"Deep Hole is precious private land," is the heading on the new sign at the beloved swimming hole on Towpath Road. "All who enter here agree to these stewardship agreements." A list of Nos (no fires, no dumping, etc.) and Yeses (Be kind to others and the land, carry out what you bring in, etc.) follows, ending with an emphatic “Leave No Trace” and signed, “The Deep Hole Stewards.”
The sign is there with the permission of Accord resident Dan Getman, who bought the property, he said, in April 2022. Previously, he related, “It was owned by a woman in Australia. I think she inherited it, I never got the full story. She apparently did not know she owned Deep Hole. I think the town had tried to reach her many times to talk about coordinating management and parking, and they never could find her.”
Why did he buy it? “That’s a mystery I still ask myself,” he said wryly. “I kind of think it felt like a calling, an opportunity to engage in preservation. So many people from so many different places come together there, and most of the time it’s fairly harmonious, and then there are some places where it gets a little dodgy. I don’t know what the answer to that is … hopefully we’ll evolve a culture of collaboration and conversation."
Once upon a time, you had to live around here to know about Deep Hole. No longer, thanks to the internet. "It appears on numerous sites that are dedicated to calling out swimming holes and things like that and making them public," Getman said. "The information on them is often false. One of the main sites claims it’s state-owned land and that there are rangers … People come up and they think their tax dollars are at work and they can leave their trash behind and somebody’s paid to clean it up and why are there such lousy services here? Well, it’s private land, and there is no budget except what I put into it to try to keep it open and accessible to people. Those funds are not inexhaustible."
Deep Hole denizens will be happily surprised to find that Getman has had a parking lot constructed across the street from the stream. "It’s our hope to take things one at a time, first making the parking and traffic situation safer," he said. "That’s the first thing in bringing order to the chaos. It lets traffic go through there undisturbed, it keeps kids from running out from between parked cars. Hopefully it will also keep people from dumping trash along there, which is a quite serious problem.”
One wonders at the psychology of people who appreciate beauty enough to make a trip to Deep Hole and then leave ugliness behind them, but there always seem to be a few, creating an issue for Deep Hole's owner and for those who love the place.
Melissa Hewitt, speaking for the Deep Hole Stewards, a band of community volunteers, said that they were ready to deal with each situation as it arises. "Depending on what comes up, like, how do we deal with people leaving poop on the path, or leaving their garbage? It’s an ongoing conversation." While the stewards will be monitoring from time to time, what they hope is for everyone to be a steward. "You’re agreeing, if you want to come on that land, to follow those rules, and you’re also agreeing to remind people kindly that this is what this land is about.”

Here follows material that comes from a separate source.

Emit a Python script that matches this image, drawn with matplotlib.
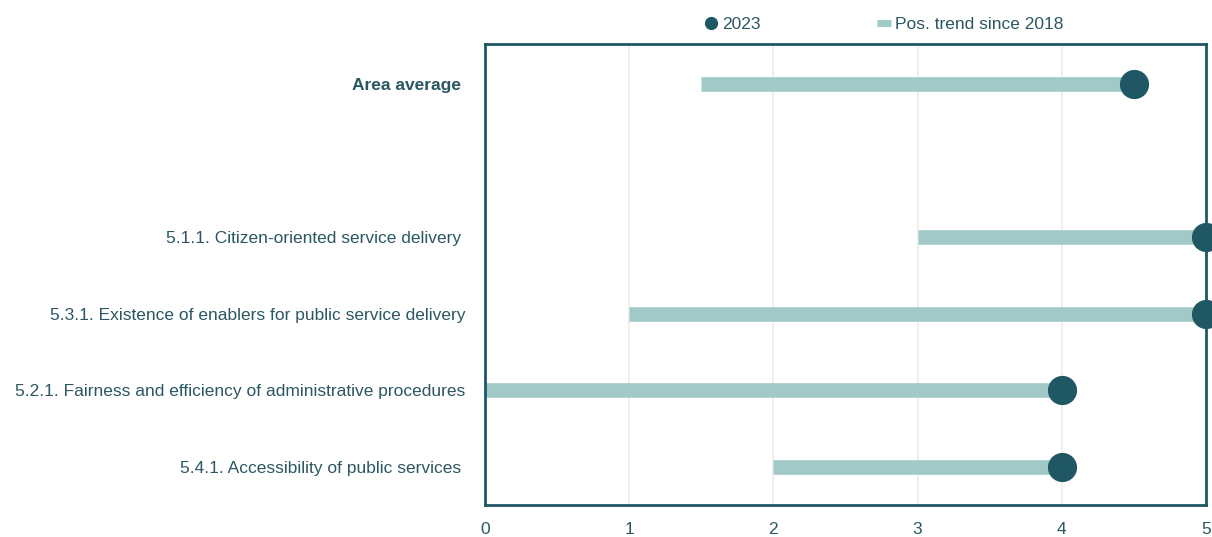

This will be the first season the sign is up, so nobody knows yet how well it will work to improve people's behavior. “Optimally, everyone who comes there will respect the space, respect each other," said Hewitt. "Understand what 'Leave No Trace' means … It’s going to be a learning curve, because so many people that come don’t know the basics of how you act in nature. It’s about education, and it’s a day-to-day process. Now there’s the parking lot, but there’ll have to be open and close times because, since the lot has been there, people just go and leave their garbage there. It’s like, 'Oh great, a place to dump our garbage!' How is this even possible?" she said. "So that means someone has to open the gate and close the gate. What happens if someone gets locked in? These issues, how can we fix them in the most holistic way? It’s not easy!" She laughed ruefully. "It’s really about respect, you know. How do we respect the land and how do we respect each other? A lot of the things on that list of yeses and nos, it’s just really basic respect ... It’s going to take time,” she concluded.
Dogs as well as people frequent Deep Hole, and their owners may be surprised by the "No Dogs from 10 a.m. to 6 p.m." rule on the new sign. Hewitt's answer to the obvious question was, “Because there were so many dog fights that were happening. People are going to be bothered by [the new rule], but it was a real problem. That had to be handled, because it can be dangerous."
To facilitate communication with the community, she said, "we’re working on a website, we’re going to have a Facebook page so that people can have an outlet, where people can say, 'I saw this today'… stuff like that." Information will be posted at Deep Hole when those sites are up and running.
Getman said, “People have a lot of deep feelings about Deep Hole. I welcome people getting involved with us, helping to figure out how we as a community keep a place like this open, clean, safe and beautiful forever. It’s a form of collective stewardship that we need to create from the ground up."
“There are so many beautiful stories I’ve learned," he said. "People get married there, older people who as kids used to come there, now their kids and grandkids come. That kind of stuff is just so amazing. You know, I drive by it every day, and I see people meditating in the stream … people create artwork and fairy houses … It’s beautiful.”